Cruising along the river, with my car windows down & the radio blaring, I screamed as loud as I could until the summer sun set. For the first time in my entire life, I was moving out of the house & on my own. I couldn’t believe it. Full of emotions I didn’t understand & desperate need to explore, I was finally making up for all of my lost time & free to play catch up in the real world.

Ten summers ago, I did my impossible & started growing without my family.

I didn’t need to feel this way.
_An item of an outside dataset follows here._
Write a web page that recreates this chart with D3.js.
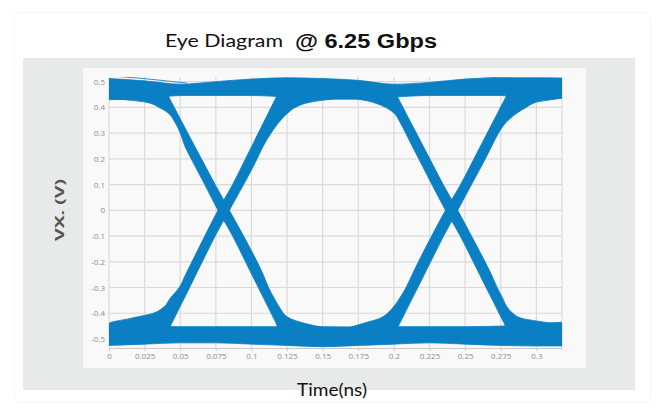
<!DOCTYPE html>
<html><head><meta charset="utf-8">
<script src="https://cdn.jsdelivr.net/npm/d3@7"></script>
<style>body{margin:0;background:#fff} svg{display:block}</style>
</head><body>
<svg id="c" width="663" height="416"></svg>
<script>
// ---- data ----
const xTickValues = [0,0.025,0.05,0.075,0.1,0.125,0.15,0.175,0.2,0.225,0.25,0.275,0.3];
const xTickLabels = ["0","0.025","0.05","0.075","0.1","0.125","0.15","0.175","0.2","0.225","0.25","0.275","0.3"];
const yTickValues = [-0.5,-0.4,-0.3,-0.2,-0.1,0,0.1,0.2,0.3,0.4,0.5];
const yTickLabels = ["-0.5","-0.4","-0.3","-0.2","-0.1","0","0.1","0.2","0.3","0.4","0.5"];

// steady "1" and "0" bands (time, upper/lower edge in V)
const bandTimes  = [0,0.025,0.05,0.075,0.1,0.125,0.15,0.175,0.2,0.225,0.25,0.275,0.3,0.318];
const highTop    = [0.512,0.503,0.490,0.500,0.510,0.515,0.512,0.505,0.490,0.497,0.510,0.515,0.515,0.514];
const highBottom = [0.430,0.432,0.446,0.446,0.446,0.440,0.432,0.432,0.440,0.446,0.446,0.446,0.430,0.435];
const lowTop     = [-0.440,-0.450,-0.452,-0.452,-0.452,-0.452,-0.452,-0.453,-0.452,-0.452,-0.452,-0.450,-0.440,-0.435];
const lowBottom  = [-0.525,-0.520,-0.515,-0.515,-0.520,-0.525,-0.530,-0.525,-0.520,-0.515,-0.520,-0.525,-0.527,-0.527];

// transition bands: for each voltage level, earliest / latest time (ns)
const levels     = [0.47,0.44,0.42,0.40,0.38,0.34,0.30,0.25,0.20,0.10,0.00,-0.10,-0.20,-0.25,-0.30,-0.34,-0.38,-0.40,-0.42,-0.44,-0.47];
const fall1Left  = [0.000,0.000,0.026,0.035,0.041,0.0465,0.0500,0.0532,0.0577,0.0672,0.0765,0.0868,0.0958,0.1003,0.1048,0.1084,0.1120,0.1138,0.1156,0.1174,0.1190];
const fall1Right = [0.040,0.042,0.0439,0.0458,0.0477,0.0515,0.0553,0.0601,0.0649,0.0745,0.0845,0.0945,0.1040,0.1083,0.1120,0.1158,0.1200,0.1225,0.1270,0.1380,0.1650];
const rise1Left  = [0.119,0.1174,0.1156,0.1138,0.1120,0.1084,0.1048,0.1003,0.0958,0.0868,0.0765,0.0672,0.0582,0.0537,0.0493,0.0432,0.0375,0.0310,0.0150,0.000,0.000];
const rise1Right = [0.175,0.165,0.141,0.131,0.126,0.1190,0.1138,0.1083,0.1040,0.0945,0.0845,0.0745,0.0655,0.0610,0.0566,0.0530,0.0494,0.0476,0.0458,0.0440,0.0415];
const fall2Left  = [0.165,0.170,0.185,0.194,0.1995,0.2045,0.2082,0.2128,0.2174,0.2267,0.2362,0.2466,0.2557,0.2602,0.2647,0.2684,0.2720,0.2738,0.2756,0.2775,0.2790];
const fall2Right = [0.2000,0.2026,0.2045,0.2064,0.2082,0.2120,0.2158,0.2205,0.2252,0.2346,0.2448,0.2545,0.2640,0.2685,0.2725,0.2762,0.2800,0.2835,0.2900,0.3100,0.3180];
const rise2Left  = [0.2810,0.2786,0.2767,0.2748,0.2730,0.2692,0.2655,0.2608,0.2562,0.2468,0.2362,0.2265,0.2172,0.2128,0.2085,0.2042,0.1990,0.1955,0.1900,0.1780,0.1600];
const rise2Right = [0.318,0.318,0.300,0.293,0.287,0.2785,0.2735,0.2687,0.2642,0.2545,0.2448,0.2349,0.2258,0.2213,0.2168,0.2131,0.2095,0.2077,0.2059,0.2040,0.2015];

// a few stray traces visible at the band edges
const strayTimes1 = [0,0.02,0.04,0.055];
const strayVals1  = [0.522,0.514,0.503,0.494];
const strayTimes2 = [0.26,0.285,0.31,0.318];
const strayVals2  = [0.512,0.520,0.522,0.521];

// ---- drawing ----
const svg = d3.select("#c");
const blue = "#0a7fc4";

// card + panels
svg.append("rect").attr("x",14.5).attr("y",12.5).attr("width",636).attr("height",390).attr("rx",6)
  .attr("fill","#fff").attr("stroke","#f6f6f6");
svg.append("rect").attr("x",23).attr("y",58).attr("width",612).attr("height",332).attr("fill","#e8e9e9");
svg.append("rect").attr("x",83).attr("y",68).attr("width",503).attr("height",300).attr("fill","#f9f9f9");

const pLeft = 109, pRight = 562, pTop = 77, pBottom = 348;
const x = d3.scaleLinear().domain([0,0.318]).range([pLeft,pRight]);
const y = d3.scaleLinear().domain([-0.535,0.518]).range([pBottom,pTop]);

svg.append("defs").append("clipPath").attr("id","clip")
  .append("rect").attr("x",pLeft).attr("y",pTop).attr("width",pRight-pLeft).attr("height",pBottom-pTop);

// grid
const grid = svg.append("g").attr("stroke","#dadada").attr("stroke-width",1.2);
xTickValues.concat([0.318]).forEach(v=>{
  grid.append("line").attr("x1",x(v)).attr("x2",x(v)).attr("y1",pTop).attr("y2",pBottom);
});
yTickValues.forEach(v=>{
  grid.append("line").attr("x1",pLeft).attr("x2",pRight).attr("y1",y(v)).attr("y2",y(v));
});

const plot = svg.append("g").attr("clip-path","url(#clip)");

// steady bands
const hArea = d3.area().x(d=>x(d.t)).y0(d=>y(d.lo)).y1(d=>y(d.hi)).curve(d3.curveMonotoneX);
const high = bandTimes.map((t,i)=>({t, lo:highBottom[i], hi:highTop[i]}));
const low  = bandTimes.map((t,i)=>({t, lo:lowBottom[i],  hi:lowTop[i]}));
[high, low].forEach(b=>{
  plot.append("path").attr("d",hArea(b)).attr("fill",blue).attr("stroke",blue).attr("stroke-width",0.8);
});

// transition bands
const vArea = d3.area().y(d=>y(d.v)).x0(d=>x(d.l)).x1(d=>x(d.r)).curve(d3.curveMonotoneY);
[[fall1Left,fall1Right],[rise1Left,rise1Right],[fall2Left,fall2Right],[rise2Left,rise2Right]].forEach(([L,R])=>{
  const data = levels.map((v,i)=>({v, l:L[i], r:R[i]}));
  plot.append("path").attr("d",vArea(data)).attr("fill",blue).attr("stroke",blue).attr("stroke-width",0.8);
});

// stray traces
const line = d3.line().x(d=>x(d[0])).y(d=>y(d[1])).curve(d3.curveMonotoneX);
[[strayTimes1,strayVals1],[strayTimes2,strayVals2]].forEach(([T,V])=>{
  plot.append("path").attr("d",line(T.map((t,i)=>[t,V[i]]))).attr("fill","none")
    .attr("stroke","#2d8fcc").attr("stroke-width",1);
});

// axes
const xAxis = d3.axisBottom(x).tickValues(xTickValues).tickFormat((d,i)=>xTickLabels[i])
  .tickSize(3).tickSizeOuter(0).tickPadding(2);
const gx = svg.append("g").attr("transform",`translate(0,${pBottom})`).call(xAxis);
gx.select(".domain").attr("stroke","#c9c9c9");
gx.selectAll(".tick line").attr("stroke","#c9c9c9");
gx.selectAll("text").attr("fill","#8e8e8e").style("font-family","'Open Sans'").style("font-size","8px");

const yAxis = d3.axisLeft(y).tickValues(yTickValues).tickFormat((d,i)=>yTickLabels[i])
  .tickSize(0).tickPadding(4);
const gy = svg.append("g").attr("transform",`translate(${pLeft},0)`).call(yAxis);
gy.select(".domain").remove();
gy.selectAll("text").attr("fill","#8e8e8e").style("font-family","'Open Sans'").style("font-size","8px");

// titles
function fitText(sel, width){ sel.attr("textLength",width).attr("lengthAdjust","spacingAndGlyphs"); }
const t1 = svg.append("text").attr("x",165).attr("y",47).text("Eye Diagram")
  .style("font-family","Lato, 'Noto Sans', sans-serif").style("font-size","18px").attr("fill","#111");
fitText(t1,118);
const t2 = svg.append("text").attr("x",295).attr("y",48).text("@ 6.25 Gbps")
  .style("font-family","'Liberation Sans', Arial, sans-serif").style("font-weight","bold").style("font-size","20px").attr("fill","#111");
fitText(t2,142);

const yt = svg.append("text").attr("transform","translate(64,210) rotate(-90)").attr("text-anchor","middle")
  .text("VX. (V)").style("font-family","'Open Sans', sans-serif").style("font-weight","bold")
  .style("font-size","13px").attr("fill","#555");
fitText(yt,62);

const xt = svg.append("text").attr("x",297).attr("y",396).text("Time(ns)")
  .style("font-family","Lato, 'Noto Sans', sans-serif").style("font-size","17px").attr("fill","#111");
fitText(xt,70);
</script>
</body></html>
Feeling behind everyone else.

But after a lifetime of homeschooling, & a limited run in public high school, it was hard not to.
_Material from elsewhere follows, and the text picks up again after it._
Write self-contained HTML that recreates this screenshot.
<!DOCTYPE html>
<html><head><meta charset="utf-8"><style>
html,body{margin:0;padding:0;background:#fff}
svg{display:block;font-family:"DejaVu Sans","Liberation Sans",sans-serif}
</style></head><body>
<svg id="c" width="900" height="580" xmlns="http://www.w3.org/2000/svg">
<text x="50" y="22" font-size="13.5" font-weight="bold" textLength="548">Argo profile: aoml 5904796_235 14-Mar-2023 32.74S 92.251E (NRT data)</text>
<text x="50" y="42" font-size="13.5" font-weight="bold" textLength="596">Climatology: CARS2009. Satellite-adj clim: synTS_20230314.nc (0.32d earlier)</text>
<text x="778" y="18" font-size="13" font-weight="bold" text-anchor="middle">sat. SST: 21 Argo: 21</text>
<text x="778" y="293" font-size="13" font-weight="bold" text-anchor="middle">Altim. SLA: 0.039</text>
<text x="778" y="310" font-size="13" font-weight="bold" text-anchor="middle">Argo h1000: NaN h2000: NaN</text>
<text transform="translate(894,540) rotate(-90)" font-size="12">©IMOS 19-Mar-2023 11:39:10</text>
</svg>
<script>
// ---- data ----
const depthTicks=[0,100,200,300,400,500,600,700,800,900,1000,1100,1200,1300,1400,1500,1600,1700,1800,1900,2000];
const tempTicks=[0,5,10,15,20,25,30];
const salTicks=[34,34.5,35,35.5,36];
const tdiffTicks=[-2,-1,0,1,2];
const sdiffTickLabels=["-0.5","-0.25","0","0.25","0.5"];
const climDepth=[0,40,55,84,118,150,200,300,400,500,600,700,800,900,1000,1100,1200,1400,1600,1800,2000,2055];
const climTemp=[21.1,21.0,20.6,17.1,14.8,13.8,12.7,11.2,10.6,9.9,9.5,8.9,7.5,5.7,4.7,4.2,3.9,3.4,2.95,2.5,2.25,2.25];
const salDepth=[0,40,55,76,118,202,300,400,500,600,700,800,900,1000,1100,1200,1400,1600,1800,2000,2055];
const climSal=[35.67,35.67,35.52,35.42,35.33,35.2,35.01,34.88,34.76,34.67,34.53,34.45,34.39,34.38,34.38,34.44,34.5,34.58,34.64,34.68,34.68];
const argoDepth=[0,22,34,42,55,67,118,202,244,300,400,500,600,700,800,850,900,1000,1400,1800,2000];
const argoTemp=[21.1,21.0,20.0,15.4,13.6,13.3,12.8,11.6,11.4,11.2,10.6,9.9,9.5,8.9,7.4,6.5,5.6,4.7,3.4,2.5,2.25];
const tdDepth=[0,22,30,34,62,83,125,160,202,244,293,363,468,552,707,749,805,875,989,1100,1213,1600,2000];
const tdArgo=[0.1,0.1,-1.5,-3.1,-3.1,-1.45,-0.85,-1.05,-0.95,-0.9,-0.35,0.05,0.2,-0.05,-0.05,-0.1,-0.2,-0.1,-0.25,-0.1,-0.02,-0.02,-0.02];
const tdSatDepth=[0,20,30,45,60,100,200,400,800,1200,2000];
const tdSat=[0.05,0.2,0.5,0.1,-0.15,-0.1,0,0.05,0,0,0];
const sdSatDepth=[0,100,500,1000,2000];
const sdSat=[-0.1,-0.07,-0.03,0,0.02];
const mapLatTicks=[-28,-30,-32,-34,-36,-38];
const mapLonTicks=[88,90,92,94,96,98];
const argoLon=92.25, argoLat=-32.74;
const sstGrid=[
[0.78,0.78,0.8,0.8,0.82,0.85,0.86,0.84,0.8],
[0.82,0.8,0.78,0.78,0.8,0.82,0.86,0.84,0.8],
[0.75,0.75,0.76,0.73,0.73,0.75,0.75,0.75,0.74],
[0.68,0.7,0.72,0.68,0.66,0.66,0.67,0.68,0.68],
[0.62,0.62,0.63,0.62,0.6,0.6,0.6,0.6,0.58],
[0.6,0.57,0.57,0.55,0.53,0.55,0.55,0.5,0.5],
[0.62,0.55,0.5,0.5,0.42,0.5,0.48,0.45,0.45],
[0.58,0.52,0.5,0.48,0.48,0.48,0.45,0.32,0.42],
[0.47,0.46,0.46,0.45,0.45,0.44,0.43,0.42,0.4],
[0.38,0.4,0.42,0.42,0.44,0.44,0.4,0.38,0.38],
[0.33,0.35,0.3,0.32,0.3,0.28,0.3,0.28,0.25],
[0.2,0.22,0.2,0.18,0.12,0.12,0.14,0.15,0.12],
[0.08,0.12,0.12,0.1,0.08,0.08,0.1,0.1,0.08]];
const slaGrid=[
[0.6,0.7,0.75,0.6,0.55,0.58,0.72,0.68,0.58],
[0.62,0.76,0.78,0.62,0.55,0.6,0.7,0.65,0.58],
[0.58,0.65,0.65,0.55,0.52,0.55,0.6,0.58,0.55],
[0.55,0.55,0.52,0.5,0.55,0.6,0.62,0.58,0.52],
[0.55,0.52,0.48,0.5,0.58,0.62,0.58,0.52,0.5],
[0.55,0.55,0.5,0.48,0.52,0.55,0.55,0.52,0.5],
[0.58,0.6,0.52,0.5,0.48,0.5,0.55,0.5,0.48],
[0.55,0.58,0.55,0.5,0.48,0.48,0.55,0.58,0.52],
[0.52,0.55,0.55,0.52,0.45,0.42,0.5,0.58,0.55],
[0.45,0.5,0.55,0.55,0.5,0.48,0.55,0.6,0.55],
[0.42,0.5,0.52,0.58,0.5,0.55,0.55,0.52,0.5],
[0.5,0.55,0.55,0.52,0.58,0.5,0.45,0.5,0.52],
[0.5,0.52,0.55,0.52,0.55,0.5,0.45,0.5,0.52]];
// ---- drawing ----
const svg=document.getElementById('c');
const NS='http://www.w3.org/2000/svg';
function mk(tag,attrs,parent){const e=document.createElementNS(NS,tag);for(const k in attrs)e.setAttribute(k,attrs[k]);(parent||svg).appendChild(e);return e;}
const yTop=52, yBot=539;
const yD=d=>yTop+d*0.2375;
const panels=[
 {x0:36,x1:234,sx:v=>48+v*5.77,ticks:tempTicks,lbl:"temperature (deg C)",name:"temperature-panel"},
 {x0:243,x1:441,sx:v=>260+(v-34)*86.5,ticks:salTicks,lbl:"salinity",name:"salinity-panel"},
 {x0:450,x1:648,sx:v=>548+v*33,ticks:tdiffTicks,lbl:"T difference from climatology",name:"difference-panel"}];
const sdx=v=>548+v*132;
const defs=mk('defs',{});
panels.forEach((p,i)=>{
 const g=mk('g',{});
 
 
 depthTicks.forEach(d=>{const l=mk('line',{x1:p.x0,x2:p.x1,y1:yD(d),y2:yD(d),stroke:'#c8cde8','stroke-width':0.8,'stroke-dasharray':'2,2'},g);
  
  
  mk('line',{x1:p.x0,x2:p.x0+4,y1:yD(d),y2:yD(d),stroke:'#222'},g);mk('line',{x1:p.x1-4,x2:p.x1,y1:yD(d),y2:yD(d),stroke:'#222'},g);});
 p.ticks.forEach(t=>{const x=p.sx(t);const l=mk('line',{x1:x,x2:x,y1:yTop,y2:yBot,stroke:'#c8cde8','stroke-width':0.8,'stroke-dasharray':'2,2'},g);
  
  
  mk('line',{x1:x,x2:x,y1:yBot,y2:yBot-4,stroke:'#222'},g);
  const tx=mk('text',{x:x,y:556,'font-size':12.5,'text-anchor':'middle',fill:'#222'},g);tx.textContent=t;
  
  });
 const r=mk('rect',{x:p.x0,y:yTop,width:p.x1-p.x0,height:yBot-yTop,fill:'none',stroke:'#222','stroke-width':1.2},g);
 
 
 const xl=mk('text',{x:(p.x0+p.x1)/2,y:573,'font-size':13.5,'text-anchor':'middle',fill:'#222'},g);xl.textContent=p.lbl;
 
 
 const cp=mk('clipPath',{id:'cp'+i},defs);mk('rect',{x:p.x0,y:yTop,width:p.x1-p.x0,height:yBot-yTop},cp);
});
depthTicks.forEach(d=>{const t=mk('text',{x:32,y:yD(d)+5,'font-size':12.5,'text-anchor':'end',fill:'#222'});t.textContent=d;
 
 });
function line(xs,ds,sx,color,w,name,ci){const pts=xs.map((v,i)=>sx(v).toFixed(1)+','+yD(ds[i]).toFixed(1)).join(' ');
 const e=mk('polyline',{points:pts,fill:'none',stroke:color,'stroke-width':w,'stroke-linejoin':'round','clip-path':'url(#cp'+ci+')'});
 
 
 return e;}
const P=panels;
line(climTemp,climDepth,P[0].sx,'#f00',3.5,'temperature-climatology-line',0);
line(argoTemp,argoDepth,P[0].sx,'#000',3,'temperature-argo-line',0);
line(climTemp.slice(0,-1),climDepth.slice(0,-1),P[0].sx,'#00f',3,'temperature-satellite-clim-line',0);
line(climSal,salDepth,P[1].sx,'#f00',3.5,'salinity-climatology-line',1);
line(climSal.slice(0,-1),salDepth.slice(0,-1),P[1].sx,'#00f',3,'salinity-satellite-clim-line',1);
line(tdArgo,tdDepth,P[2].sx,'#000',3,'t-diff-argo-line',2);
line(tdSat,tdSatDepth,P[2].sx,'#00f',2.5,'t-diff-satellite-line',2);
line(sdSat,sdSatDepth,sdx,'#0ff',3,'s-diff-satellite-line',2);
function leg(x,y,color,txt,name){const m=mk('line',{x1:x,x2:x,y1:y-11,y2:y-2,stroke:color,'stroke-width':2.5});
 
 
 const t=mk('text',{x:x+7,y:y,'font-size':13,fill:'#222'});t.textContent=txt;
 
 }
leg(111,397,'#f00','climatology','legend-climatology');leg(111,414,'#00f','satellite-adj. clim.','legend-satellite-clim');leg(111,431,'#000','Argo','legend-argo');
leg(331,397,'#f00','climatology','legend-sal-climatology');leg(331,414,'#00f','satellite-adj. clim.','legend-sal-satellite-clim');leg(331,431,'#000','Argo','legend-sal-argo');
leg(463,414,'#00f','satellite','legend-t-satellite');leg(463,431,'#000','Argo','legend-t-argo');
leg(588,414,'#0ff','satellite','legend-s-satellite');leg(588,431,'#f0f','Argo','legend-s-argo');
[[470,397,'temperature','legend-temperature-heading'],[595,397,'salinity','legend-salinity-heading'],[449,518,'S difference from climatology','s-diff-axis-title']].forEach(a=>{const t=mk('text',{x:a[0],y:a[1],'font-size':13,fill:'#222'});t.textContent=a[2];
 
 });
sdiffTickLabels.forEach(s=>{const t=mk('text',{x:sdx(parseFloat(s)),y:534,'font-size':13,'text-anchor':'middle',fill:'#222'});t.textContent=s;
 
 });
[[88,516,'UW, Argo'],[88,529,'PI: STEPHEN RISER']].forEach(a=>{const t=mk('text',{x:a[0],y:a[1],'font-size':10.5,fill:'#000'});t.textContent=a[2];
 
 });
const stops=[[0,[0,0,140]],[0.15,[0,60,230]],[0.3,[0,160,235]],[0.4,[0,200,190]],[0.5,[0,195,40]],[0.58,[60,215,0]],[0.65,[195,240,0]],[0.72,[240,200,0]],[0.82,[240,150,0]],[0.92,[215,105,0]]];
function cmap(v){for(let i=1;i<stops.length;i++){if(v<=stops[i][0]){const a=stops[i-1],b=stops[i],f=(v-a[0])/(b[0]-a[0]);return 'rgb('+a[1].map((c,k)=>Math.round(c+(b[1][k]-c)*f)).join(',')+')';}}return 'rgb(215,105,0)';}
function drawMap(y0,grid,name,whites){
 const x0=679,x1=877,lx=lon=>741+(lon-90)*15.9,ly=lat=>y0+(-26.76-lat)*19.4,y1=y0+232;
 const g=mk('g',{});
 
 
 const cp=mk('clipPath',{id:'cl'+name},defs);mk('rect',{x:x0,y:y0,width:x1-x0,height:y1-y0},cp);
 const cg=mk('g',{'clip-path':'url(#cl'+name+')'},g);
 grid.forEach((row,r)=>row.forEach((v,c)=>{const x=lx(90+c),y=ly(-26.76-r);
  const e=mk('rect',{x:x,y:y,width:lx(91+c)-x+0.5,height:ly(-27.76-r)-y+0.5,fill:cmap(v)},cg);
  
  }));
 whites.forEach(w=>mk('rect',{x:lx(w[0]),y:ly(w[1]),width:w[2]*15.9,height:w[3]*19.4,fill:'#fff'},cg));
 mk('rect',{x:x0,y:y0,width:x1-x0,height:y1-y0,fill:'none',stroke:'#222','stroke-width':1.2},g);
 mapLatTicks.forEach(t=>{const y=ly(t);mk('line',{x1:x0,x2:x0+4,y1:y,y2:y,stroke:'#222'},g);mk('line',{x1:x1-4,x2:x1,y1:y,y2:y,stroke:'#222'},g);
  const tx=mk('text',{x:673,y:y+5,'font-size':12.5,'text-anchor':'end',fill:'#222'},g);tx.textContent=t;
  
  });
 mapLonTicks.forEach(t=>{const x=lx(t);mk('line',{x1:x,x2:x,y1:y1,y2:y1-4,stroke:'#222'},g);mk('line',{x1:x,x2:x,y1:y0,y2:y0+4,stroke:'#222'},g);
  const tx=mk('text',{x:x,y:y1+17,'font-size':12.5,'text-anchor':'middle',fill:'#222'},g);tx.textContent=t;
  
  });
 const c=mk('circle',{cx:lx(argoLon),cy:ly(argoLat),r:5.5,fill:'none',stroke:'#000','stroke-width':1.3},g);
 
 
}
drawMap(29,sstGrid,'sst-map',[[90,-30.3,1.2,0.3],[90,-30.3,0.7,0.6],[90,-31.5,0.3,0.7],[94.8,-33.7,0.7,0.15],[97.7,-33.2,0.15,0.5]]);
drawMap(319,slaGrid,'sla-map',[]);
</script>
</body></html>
The world is big, & my only exposure to it for years was through movies or books at home.

The world got a little bigger, later, through youth groups & classrooms.

But while our world was spinning one direction, I felt like my own world was spinning the opposite direction.

Catching up had to happen if I was going to stay alive.

I’m not sure I’ve ever caught up fully, but the journey of catching up at all has been enough to save me.

Going to college, traveling out of the country, working several dozen jobs, living in a dozen different homes, falling in & out of love, losing or rebuilding my mind & body, meeting millions of people, & so much more …

The journey was wild.

I took whatever money or scholarships or support I could to do whatever sounded awesome.

My conflicting independence & co-dependency were steering all of my decisions.

I didn’t have a plan for a decade.

It was a blast.

It was also reckless.

& it was scary.

As you get older, perspectives change.

I see all of the situations & people & their blessings I would have died without.

I don’t regret anything I’ve experienced or done.

I do want to reward those people & their blessings one day, though.

The next 10 years is where I think this is going to happen.

Without the ache of feeling behind everyone else, I don’t need to play catch up anymore.

Knowing my place & my worth, feeling more whole, makes it simpler to begin spending more time being grateful & matching all of the energy & resources poured into me the last 10 years.

It’s going to be a slow process, but I’m excited for it.

I have some people in my court who have witnessed & fought for me & my worth for so long. They never thought I needed to catch up, they rightly believed I needed to confidently be me & thrive.

Some of those people are my new family & some of those people are the family I’ve always had.

As I settle into myself, I’m hopeful I can honour & reward what they’ve all supported for so long.

Since I’m all caught up now - now I’m settling in.